Sydney fast-tracks safer walking and cycle routes
Posted: 19 May 2020 | Sam Mehmet (Intelligent Transport)
New walking and riding connections will be fast-tracked to ensure that people can travel around the city while maintaining physical distancing.
The City of Sydney has announced that it is creating new spaces for people walking and riding to allow for safer travel between workplaces, schools, healthcare and the city centre.
Sydney Lord Mayor, Clover Moore, and NSW Transport Minister, Andrew Constance, announced six new temporary cycleways that will be opened within weeks.
The rapid roll-out of trial cycleways on key routes aim to provide an essential transport option for many residents of inner suburbs and reduce crowding on public transport. Walking paths and widened streets will allow people to maintain required physical distancing, connect to key locations and support local businesses.

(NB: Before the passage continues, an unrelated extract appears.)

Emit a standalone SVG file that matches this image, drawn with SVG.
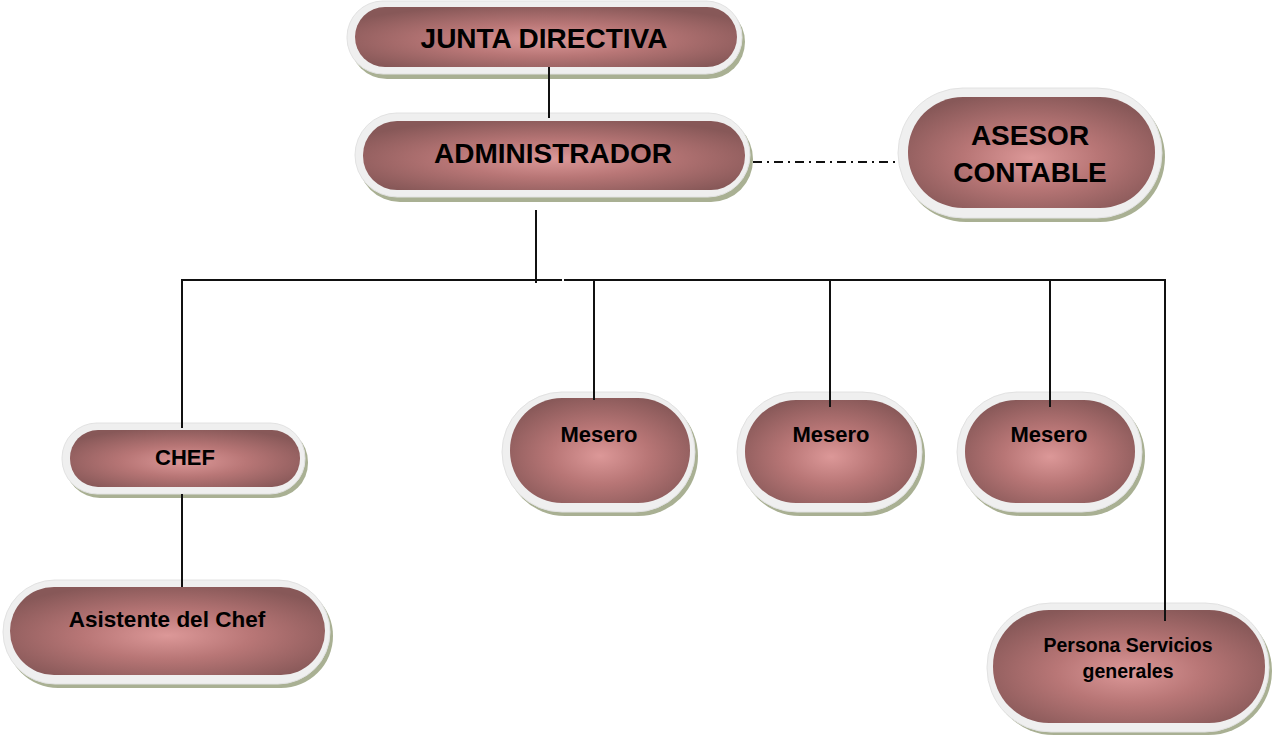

The Lord Mayor said that as restrictions continue to ease, there is an urgent need to support more people to walk and ride, and help prevent further spread of COVID-19.
“We already have an extensive programme of cycleways and public domain improvements, but we need short term tactical measures that can be implemented in weeks,” the Lord Mayor said. “The infrastructure we’ve chosen will be quick and simple to implement, adaptable and inexpensive.
“As our roads have been quieter during the pandemic, many people have decided to take up cycling. We’re hoping these safe cycleway connections help people keep that up. When someone rides to work, they take a car off the road or free up space on public transport – this will be even invaluable when people start returning to the City and seek to maintain physical distancing.”
The City of Sydney and Transport for NSW will each install three new separated cycleways using a combination of barriers, line markings and lane dividers.
There will also be a rapid roll-out of temporary footpath widening in areas of high pedestrian activity in the CBD, as well as support for local businesses in inner-city village centres and along main streets.
“The City will explore closing some city streets at lunch time, or temporarily widening footpaths to create more public space next to food and beverage offerings and enable clients and workers to get to and from work,” the Lord Mayor said.
“In Sydney, short trips by foot and bike have become the new norm, with a growing number of people walking or riding around their local area.
“In response, we’re looking at quick short-term changes, like 30km speed zones and shorter wait times for pedestrians at traffic lights and temporary changes to street layouts.”